Learning to use pyro. I’ve created a multi-variable linear regression model. I generate some data where I know the coefficients, and see if my model can approximate them. But for my current model the means of the coefficient distributions are not close to that of the generated data.

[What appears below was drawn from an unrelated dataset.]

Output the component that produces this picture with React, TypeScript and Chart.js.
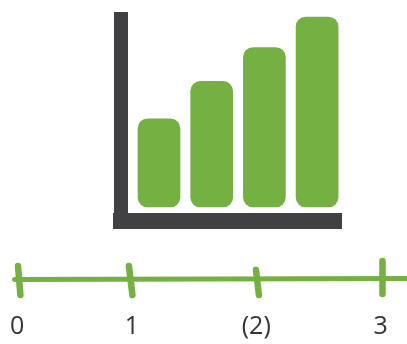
import React, { useEffect, useRef } from "react";
import { Chart, registerables } from "chart.js";

Chart.register(...registerables);

// Bar icon data
const barPositions = [0, 1, 2, 3];
const barValues = [2.6, 3.7, 4.7, 5.6];

// Number line data (units along the line)
const numberLineLabels = ["0", "1", "(2)", "3"];
const labelPositions = [-0.02, 0.93, 1.96, 2.99];
const tickTopX = [-0.012, 0.906, 1.958, 3.005];
const tickBottomX = [0.008, 0.935, 1.982, 3.005];
const tickTopY = [13, 13, 9, 18];
const tickBottomY = [-16, -16, -16, -15];
const axisLineX = [-0.041, 3.21];
const axisLineY = [-0.5, 0.5];

const GREEN = "#75B043";
const DARK = "#414042";

export default function App() {
  const barRef = useRef<HTMLCanvasElement>(null);
  const lineRef = useRef<HTMLCanvasElement>(null);

  useEffect(() => {
    const barChart = new Chart(barRef.current!, {
      type: "bar",
      data: {
        datasets: [
          {
            data: barPositions.map((x, i) => ({ x, y: barValues[i] })),
            backgroundColor: GREEN,
            borderWidth: 0,
            borderRadius: 10,
            borderSkipped: false,
            barThickness: 42,
            clip: false,
          } as any,
        ],
      },
      options: {
        animation: false,
        responsive: false,
        events: [],
        layout: { padding: { left: 121, right: 66, top: 19, bottom: 19 } },
        plugins: { legend: { display: false }, tooltip: { enabled: false } },
        scales: {
          x: {
            type: "linear",
            offset: false,
            min: -0.721,
            max: 3.454,
            ticks: { display: false },
            grid: { display: false, drawTicks: false, offset: false },
            border: { display: true, width: 16, color: DARK },
          },
          y: {
            min: -0.413,
            max: 5.54,
            ticks: { display: false },
            grid: { display: false, drawTicks: false },
            border: { display: true, width: 14, color: DARK },
          },
        },
      },
    });

    const tickSets = tickTopX.map((tx, i) => ({
      data: [
        { x: tx, y: tickTopY[i] },
        { x: tickBottomX[i], y: tickBottomY[i] },
      ],
      borderColor: GREEN,
      borderWidth: 6.5,
      borderCapStyle: "round",
      pointRadius: 0,
      clip: false,
    }));

    const lineChart = new Chart(lineRef.current!, {
      type: "line",
      data: {
        datasets: [
          {
            data: axisLineX.map((x, i) => ({ x, y: axisLineY[i] })),
            borderColor: GREEN,
            borderWidth: 5,
            borderCapStyle: "round",
            pointRadius: 0,
            clip: false,
          } as any,
          ...(tickSets as any[]),
        ],
      },
      options: {
        animation: false,
        responsive: false,
        events: [],
        layout: { padding: 0 },
        plugins: { legend: { display: false }, tooltip: { enabled: false } },
        scales: {
          x: {
            type: "linear",
            min: -0.161,
            max: 3.208,
            afterBuildTicks: (scale: any) => {
              scale.ticks = labelPositions.map((v) => ({ value: v }));
            },
            afterFit: (scale: any) => {
              scale.height = 32;
            },
            ticks: {
              autoSkip: false,
              maxRotation: 0,
              padding: 0,
              color: "#333333",
              font: { family: "'Open Sans', sans-serif", size: 25, weight: 400 },
              callback: (_v: any, i: number) => numberLineLabels[i],
            },
            grid: { display: false, drawTicks: false },
            border: { display: false },
          },
          y: {
            display: false,
            min: -33,
            max: 29,
          },
        },
      },
    });

    return () => {
      barChart.destroy();
      lineChart.destroy();
    };
  }, []);

  return (
    <div style={{ position: "absolute", left: 0, top: 0, width: 407, height: 344, background: "#fff" }}>
      <canvas ref={barRef} width={407} height={240} style={{ position: "absolute", left: 0, top: 0 }} />
      <canvas ref={lineRef} width={407} height={94} style={{ position: "absolute", left: 0, top: 250 }} />
    </div>
  );
}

Small tweaks to prior distributions and their parameters don’t seem to help here.

import arviz as az
import numpy as np
import pyro
import pyro.distributions as dist
from pyro import infer
import torch

# Make my data
rng = np.random.default_rng(4)
n_columns = 3
n_rows = 1_000
x = rng.random((n_rows, n_columns))
coefficients_array = rng.integers(low=-3, high=3, size=n_columns)
# array([-1,  2, -3])
e = rng.normal(size=n_rows)
y = x @ coefficients_array + e

def model() -> None:
    n_instances = n_rows
    n_features = n_columns + 1
    coefficients = pyro.sample(
        "coefficients",
        dist.Normal(torch.zeros(n_features), 3 * torch.ones(n_features)).to_event(1),
    )
    feature_tensor = torch.from_numpy(
        np.hstack((x, np.ones((n_rows, 1)))).astype(np.float32)
    )
    mean_target = feature_tensor @ coefficients
    target_sd = pyro.sample(
        "e",
        dist.HalfCauchy(2),
    )
    target_tensor = torch.from_numpy(
        y.astype(np.float32)
    )

    with pyro.plate("data", n_instances):
        pyro.sample(
            "y",
            dist.Normal(mean_target, target_sd),
            obs=target_tensor,
        )

pyro.set_rng_seed(42)
nuts_kernel = infer.NUTS(
    model,
    jit_compile=True,
    max_tree_depth=5,
    adapt_step_size=False,
    adapt_mass_matrix=False,
)
mcmc = infer.MCMC(
    nuts_kernel,
    num_samples=4_000,
    warmup_steps=1_000,
    num_chains=1,
)
mcmc.run()
posterior_samples = mcmc.get_samples()
inference_data = az.from_pyro(
    mcmc
)
inference_data["posterior"].mean(dim=["chain", "draw"])
# Data variables:
# coefficients (coefficients_dim_0) float32  -0.9336 0.5098 -0.9214 -0.2346
# These don't match! expected -1, 2, -3, and 0

Ok this seems to be a NUTS configuration issue on my end. If I remove both

    adapt_step_size=False,
    adapt_mass_matrix=False,

from NUTS, then I get closer to expected means.

This slows down sampling a bit, are there any obvious optimizations to make this faster?